In the Philippines, the struggle is real when it comes to paid maternity leaves. Our current law only grants 60 to 78 days of leave for women who give birth via normal delivery and C-section, respectively.
That’s too short, especially when the current policy required by the International Labor Organization is a minimum of 98 days. And according to CNN Philippines, the country is “lagging behind in maternity leave duration. Vietnam provides between 120 to 180 days, while Singapore gives 112 days of maternity leave. Cambodia, Indonesia, Lao PDR, Myanmar, and Thailand all provide a maternity leave period of 84 days.”
Currently, there is a proposed law that seeks to extend the period up to 120 days — the Expanded Maternity Leave Act. But while the bill was approved by the Senate in March 2017, its version in Congress is still awaiting approval. (According to the House of Representatives’ official website, it is marked as “unfinished business” and in a “period of interpellation.”)
We’ve listed down the reasons why parents (not just moms) need an extended maternity leave, but a new study adds another layer to its many benefits: longer maternity leaves may also lead to higher test scores when kids are older.
German researchers examined data collected after Austria extended its paid leave from one year to two years for children born after June 1990. They compared what happened to kids who stayed at home with their mom or dad one year or fewer versus kids who spent two years or fewer with their parents. They did this by looking at test results from the kids' that were taken 15 years later.
The study, published in The Economic Journal, showed noteworthy educational benefits for the child, but only after passing a certain requirement: children of highly educated, middle-class parents gained “large and significantly positive effects” in tests as teenagers if their parents stayed with them on a longer paid leave after they were born. Interestingly, the effect was stronger in boys.
On the other hand, for children whose parents had no college education, a longer maternity leave showed lower exam scores, but according to the authors, the effects were not clear. However, they did speculate that it “might be caused by reduced time and material resources,” assuming that these parents had kids who were born only a few years apart.

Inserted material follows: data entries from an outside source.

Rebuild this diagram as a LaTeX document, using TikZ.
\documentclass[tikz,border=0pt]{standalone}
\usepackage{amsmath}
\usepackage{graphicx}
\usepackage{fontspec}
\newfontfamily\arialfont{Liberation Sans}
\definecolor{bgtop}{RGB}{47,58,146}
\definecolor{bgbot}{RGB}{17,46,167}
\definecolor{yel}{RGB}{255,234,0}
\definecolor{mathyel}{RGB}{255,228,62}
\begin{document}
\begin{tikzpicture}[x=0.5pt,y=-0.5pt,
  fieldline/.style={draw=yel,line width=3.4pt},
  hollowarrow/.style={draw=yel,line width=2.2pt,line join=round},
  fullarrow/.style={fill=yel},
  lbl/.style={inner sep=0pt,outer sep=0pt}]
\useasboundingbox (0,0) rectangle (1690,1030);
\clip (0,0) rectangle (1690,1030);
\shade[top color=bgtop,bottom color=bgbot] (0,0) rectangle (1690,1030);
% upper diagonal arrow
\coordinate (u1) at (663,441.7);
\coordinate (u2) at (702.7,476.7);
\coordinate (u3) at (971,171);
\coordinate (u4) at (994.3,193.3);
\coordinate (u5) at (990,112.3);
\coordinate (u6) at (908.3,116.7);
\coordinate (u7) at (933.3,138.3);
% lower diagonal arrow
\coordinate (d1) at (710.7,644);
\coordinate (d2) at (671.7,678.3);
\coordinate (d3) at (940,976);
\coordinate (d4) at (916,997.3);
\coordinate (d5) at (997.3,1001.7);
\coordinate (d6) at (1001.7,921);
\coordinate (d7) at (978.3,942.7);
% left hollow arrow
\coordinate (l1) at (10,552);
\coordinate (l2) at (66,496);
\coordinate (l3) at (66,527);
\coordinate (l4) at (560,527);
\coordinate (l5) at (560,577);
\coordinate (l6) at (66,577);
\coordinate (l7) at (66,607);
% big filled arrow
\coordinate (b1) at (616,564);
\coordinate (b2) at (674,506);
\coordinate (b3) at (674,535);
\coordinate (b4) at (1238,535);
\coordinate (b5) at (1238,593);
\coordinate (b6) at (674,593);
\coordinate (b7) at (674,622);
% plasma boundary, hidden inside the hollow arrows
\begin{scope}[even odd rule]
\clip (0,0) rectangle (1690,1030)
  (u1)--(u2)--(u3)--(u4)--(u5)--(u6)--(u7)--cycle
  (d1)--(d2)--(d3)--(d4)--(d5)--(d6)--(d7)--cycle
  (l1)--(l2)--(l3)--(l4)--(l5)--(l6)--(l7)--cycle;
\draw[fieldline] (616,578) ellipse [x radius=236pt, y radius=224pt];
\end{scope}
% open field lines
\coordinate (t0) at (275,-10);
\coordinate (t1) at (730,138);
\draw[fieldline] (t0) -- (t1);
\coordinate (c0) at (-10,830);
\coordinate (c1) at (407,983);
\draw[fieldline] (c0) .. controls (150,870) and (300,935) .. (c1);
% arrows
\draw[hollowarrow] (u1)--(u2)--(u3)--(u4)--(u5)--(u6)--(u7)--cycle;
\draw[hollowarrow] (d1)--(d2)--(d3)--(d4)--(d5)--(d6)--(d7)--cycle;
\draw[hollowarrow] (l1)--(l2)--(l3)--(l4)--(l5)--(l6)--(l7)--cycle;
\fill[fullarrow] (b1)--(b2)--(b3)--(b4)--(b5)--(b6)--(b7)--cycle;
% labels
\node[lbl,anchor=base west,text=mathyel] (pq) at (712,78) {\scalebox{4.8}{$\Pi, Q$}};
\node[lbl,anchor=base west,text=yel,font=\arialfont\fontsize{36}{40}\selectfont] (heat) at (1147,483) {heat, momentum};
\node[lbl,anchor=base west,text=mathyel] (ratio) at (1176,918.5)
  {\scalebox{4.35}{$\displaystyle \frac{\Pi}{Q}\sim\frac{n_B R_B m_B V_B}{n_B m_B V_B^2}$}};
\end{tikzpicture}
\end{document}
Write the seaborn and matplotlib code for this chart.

Apart from the need for longer maternity leaves, this research also suggests a need for education, especially sexual education and family planning.
But as the first study to show concrete results on how maternity leaves affect a child’s cognitive development, researchers were surprised to find that parental education strongly affected the outcome.
“The striking thing when we looked at individual groups was the significant difference that depended on the educational background of the mothers. These are robust results that stood up through all types of tests,” explains Natalia Danzer, deputy director of the Ifo center for labor and demographic economics and one of the study’s authors, in an interview with The Guardian.
Educational attainment aside, an extended maternity leave offers a lot of benefits not only for the child but for the mother as well. Apart from getting to spend more time with their little ones, mothers experience improved physical and mental health because they have more time to adjust to their new role.
As Senator Ralph Recto said, “On the macro level, longer maternity leaves do no harm to the economy. On the micro level, longer maternity leaves make both the baby and the mother healthy and happy.”